Money key to tackling climate change

Source(s): Voice of America
Victims of the recent Pakistan floods, copyright Oxfam International
Victims of the recent Pakistan floods, copyright Oxfam International

Ministers from 45 countries are meeting to discuss the long-term financing of mitigation and adaptation measures needed to tackle climate change. The two-day meeting, which is jointly hosted by the governments of Switzerland and Mexico, hopes to come up with a plan to advance climate negotiations at the forthcoming talks in Cancun, Mexico, in December.

The new executive secretary of the U.N. Framework Convention on Climate Change has been on the job for only two months. But, in that short period of time, Christiana Figueres says events making the news have provided a vision of a future of intense global climate disasters no one wants.

"Floods in Pakistan and fires in Russia, so dramatic that many other major weather disasters in the Americas, Asia and Africa, which would normally have made front-page news, were relegated as secondary events," said Figueres. "Science will show whether and how those events are related to the climate change that is caused by humanity's greenhouse gas emissions. But, the point is clear, we cannot afford to face escalating disasters of that kind."

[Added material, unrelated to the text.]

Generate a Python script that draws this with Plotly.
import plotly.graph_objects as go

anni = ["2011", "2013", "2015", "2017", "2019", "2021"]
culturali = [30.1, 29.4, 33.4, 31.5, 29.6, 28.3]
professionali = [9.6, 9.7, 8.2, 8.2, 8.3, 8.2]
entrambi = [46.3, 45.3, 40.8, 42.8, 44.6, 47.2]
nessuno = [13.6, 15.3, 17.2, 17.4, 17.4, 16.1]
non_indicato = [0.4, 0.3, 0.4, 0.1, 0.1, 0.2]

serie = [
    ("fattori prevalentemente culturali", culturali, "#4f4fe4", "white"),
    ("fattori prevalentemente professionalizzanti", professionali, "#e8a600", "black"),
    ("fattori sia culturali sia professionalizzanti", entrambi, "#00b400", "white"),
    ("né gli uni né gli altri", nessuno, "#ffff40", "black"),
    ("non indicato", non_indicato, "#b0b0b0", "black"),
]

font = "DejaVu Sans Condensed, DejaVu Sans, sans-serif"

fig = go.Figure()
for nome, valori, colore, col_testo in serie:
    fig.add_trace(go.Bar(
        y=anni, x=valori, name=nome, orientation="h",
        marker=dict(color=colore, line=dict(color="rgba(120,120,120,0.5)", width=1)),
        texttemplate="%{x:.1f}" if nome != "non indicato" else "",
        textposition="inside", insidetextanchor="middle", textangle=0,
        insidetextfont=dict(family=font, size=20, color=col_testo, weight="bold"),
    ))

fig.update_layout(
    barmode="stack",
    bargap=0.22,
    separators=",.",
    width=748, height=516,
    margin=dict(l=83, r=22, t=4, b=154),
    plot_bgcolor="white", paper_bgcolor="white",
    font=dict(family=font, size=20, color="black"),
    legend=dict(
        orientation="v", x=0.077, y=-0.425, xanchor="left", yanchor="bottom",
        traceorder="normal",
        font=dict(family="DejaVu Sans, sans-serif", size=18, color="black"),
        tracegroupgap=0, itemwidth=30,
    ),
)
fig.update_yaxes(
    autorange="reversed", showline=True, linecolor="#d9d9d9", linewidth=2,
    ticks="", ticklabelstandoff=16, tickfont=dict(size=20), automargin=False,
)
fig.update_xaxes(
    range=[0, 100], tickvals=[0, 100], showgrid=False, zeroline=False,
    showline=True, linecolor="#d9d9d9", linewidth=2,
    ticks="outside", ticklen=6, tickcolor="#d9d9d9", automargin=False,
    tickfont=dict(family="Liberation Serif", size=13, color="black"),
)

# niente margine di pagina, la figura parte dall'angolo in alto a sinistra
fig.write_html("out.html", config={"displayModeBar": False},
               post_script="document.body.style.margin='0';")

And, the bill for taming these catastrophic climate events is huge. Slowing global warming will take billions of dollars. During the two-day meeting, environmental ministers and experts will try to reach a long-term financing agreement for climate action.

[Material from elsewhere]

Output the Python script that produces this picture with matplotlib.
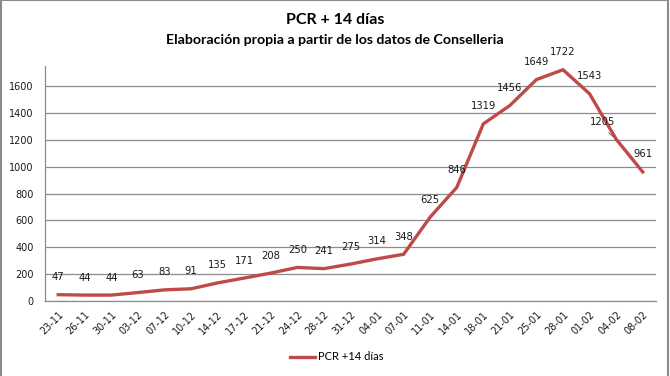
import matplotlib
matplotlib.use("Agg")
import matplotlib.pyplot as plt
from matplotlib.patches import Rectangle

# Data
fechas = ["23-11", "26-11", "30-11", "03-12", "07-12", "10-12", "14-12",
          "17-12", "21-12", "24-12", "28-12", "31-12", "04-01", "07-01",
          "11-01", "14-01", "18-01", "21-01", "25-01", "28-01", "01-02",
          "04-02", "08-02"]
pcr = [47, 44, 44, 63, 83, 91, 135, 171, 208, 250, 241, 275, 314, 348,
       625, 846, 1319, 1456, 1649, 1722, 1543, 1205, 961]
yticks = [0, 200, 400, 600, 800, 1000, 1200, 1400, 1600]

red = "#BE4B48"
grid = "#8C8C8C"

fig = plt.figure(figsize=(6.7, 3.76), dpi=100)
ax = fig.add_axes([45/670, 1 - 301/376, (656 - 45)/670, (301 - 66)/376])

x = list(range(len(fechas)))
ax.plot(x, pcr, color=red, lw=2.4, solid_joinstyle="miter", label="PCR +14 días")

for i, v in enumerate(pcr):
    dx = -10 if fechas[i] == "04-02" else 0
    ax.annotate(str(v), (i, v), xytext=(dx, 9), textcoords="offset points",
                ha="center", va="bottom", fontsize=7.2, family="DejaVu Sans",
                color="#1a1a1a")
# leader line for the shifted label
i = fechas.index("04-02")
ax.annotate("", (i, pcr[i]), xytext=(-7, 6), textcoords="offset points",
            arrowprops=dict(arrowstyle="-", color="#555555", lw=0.6, shrinkB=3))

ax.set_xlim(-0.5, len(fechas) - 0.5)
ax.set_ylim(0, 1750)
ax.set_yticks(yticks)
ax.set_xticks(x)
ax.set_xticklabels(fechas, rotation=45, ha="right", rotation_mode="anchor")
ax.tick_params(axis="both", length=0, labelsize=7, colors="#1a1a1a")
ax.tick_params(axis="y", pad=8)
ax.tick_params(axis="x", pad=6)
ax.yaxis.grid(True, color=grid, lw=0.9)
ax.set_axisbelow(True)
for s in ["top", "right"]:
    ax.spines[s].set_visible(False)
for s in ["left", "bottom"]:
    ax.spines[s].set_color(grid)
    ax.spines[s].set_linewidth(0.9)

fig.text(0.5, 1 - 20/376, "PCR + 14 días", ha="center", va="center",
         fontsize=11.5, fontweight="bold", family="Lato")
fig.text(0.5, 1 - 40/376, "Elaboración propia a partir de los datos de Conselleria",
         ha="center", va="center", fontsize=10.2, fontweight="bold", family="Lato")

leg = fig.legend(loc="center", bbox_to_anchor=(337/670, 1 - 357/376), frameon=False,
                 prop=dict(family="Lato", size=8), handlelength=2.2, handletextpad=0.3)

# chart frame (bottom edge lies outside the image)
fig.patches.append(Rectangle((1/670, -10/376), 667/670, 386/376, transform=fig.transFigure,
                             fill=False, ec="#8a8a8a", lw=1.5, clip_on=False))

fig.savefig("out.png", dpi=100)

Issues under discussion include a new fund for the environment, ways to bring the private sector into financing and finding new sources of finance.

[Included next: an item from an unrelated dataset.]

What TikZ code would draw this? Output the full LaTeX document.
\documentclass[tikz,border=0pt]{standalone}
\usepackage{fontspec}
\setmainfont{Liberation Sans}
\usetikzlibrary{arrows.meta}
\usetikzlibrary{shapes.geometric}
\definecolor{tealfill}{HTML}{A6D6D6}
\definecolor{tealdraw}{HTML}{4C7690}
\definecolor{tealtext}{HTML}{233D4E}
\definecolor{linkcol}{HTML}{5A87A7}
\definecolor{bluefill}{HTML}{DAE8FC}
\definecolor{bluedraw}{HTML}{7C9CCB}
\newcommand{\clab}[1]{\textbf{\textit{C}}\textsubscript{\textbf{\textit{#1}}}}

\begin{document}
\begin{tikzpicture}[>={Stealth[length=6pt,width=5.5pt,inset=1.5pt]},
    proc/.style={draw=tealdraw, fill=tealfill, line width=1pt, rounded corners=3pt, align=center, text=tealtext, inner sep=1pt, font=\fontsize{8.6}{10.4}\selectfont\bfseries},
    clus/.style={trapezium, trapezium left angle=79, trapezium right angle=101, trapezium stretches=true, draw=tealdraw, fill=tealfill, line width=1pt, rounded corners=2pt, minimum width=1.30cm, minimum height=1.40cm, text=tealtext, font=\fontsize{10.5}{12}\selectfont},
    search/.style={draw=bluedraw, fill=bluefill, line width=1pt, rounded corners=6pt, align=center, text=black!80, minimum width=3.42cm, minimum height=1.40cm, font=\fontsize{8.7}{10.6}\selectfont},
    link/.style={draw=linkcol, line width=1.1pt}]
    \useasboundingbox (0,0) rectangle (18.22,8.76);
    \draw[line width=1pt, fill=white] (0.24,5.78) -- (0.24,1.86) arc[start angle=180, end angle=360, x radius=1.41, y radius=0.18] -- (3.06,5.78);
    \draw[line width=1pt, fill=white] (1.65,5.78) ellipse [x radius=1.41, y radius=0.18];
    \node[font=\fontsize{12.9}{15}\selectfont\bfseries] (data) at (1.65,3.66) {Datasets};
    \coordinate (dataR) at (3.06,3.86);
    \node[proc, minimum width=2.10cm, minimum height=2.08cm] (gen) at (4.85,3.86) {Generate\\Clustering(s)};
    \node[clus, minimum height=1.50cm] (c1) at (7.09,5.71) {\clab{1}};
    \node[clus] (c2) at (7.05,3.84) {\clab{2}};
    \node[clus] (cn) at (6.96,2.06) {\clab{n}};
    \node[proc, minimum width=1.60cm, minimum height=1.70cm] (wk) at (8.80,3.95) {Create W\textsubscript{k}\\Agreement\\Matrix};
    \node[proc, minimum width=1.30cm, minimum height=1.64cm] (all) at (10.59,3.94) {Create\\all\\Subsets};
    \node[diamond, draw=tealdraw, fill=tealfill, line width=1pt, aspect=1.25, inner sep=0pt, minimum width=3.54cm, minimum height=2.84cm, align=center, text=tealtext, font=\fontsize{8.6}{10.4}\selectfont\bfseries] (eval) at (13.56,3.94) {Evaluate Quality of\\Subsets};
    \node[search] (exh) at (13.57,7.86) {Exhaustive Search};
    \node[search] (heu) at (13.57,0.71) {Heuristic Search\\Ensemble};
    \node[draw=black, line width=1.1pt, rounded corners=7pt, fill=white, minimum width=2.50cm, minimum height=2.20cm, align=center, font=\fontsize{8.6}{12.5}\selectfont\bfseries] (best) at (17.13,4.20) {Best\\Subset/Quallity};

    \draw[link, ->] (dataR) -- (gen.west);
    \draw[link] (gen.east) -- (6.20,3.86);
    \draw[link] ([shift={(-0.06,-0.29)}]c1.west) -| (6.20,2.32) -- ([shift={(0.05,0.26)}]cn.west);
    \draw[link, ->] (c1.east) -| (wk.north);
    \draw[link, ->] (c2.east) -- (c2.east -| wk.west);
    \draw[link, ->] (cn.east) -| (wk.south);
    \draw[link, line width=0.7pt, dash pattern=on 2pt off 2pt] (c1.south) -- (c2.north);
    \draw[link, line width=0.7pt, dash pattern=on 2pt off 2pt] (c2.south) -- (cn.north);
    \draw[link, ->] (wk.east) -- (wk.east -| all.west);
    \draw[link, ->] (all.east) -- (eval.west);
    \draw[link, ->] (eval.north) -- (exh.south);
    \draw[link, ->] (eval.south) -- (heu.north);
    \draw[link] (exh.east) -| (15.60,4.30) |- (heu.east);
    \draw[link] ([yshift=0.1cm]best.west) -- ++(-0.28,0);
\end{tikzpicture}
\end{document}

Figueres says funding for developing countries holds the key to action.

"Industrialized nations pledged $30 billion in fast-track finance from the year 2010 to the year 2012. And, developing countries see the provision of this fast-track financing as a key sign of industrialized countries commitment to the negotiations. Industrialized countries also pledged to find ways and means to raise $100 billion a year by 2020 and concrete proposals on how to do this are now required," she said.

Critics say some of the $30 billion pledged last December at the Climate Conference in Copenhagen was old funding dressed up as new. Figueres says developing countries expect the funding to be completely new and additional.

She says developing countries do not want industrialized countries to divert money allocated to other poverty issues to climate change because this will take money away from other critical programs.

The Kyoto Protocol, which aims to reduce greenhouse gas emissions, runs out at the end of 2010. The Copenhagen Conference failed to reach a global agreement to follow or extend Kyoto.

The United Nations will try again to achieve a Convention during the next Climate Change summit in Cancun, Mexico in December.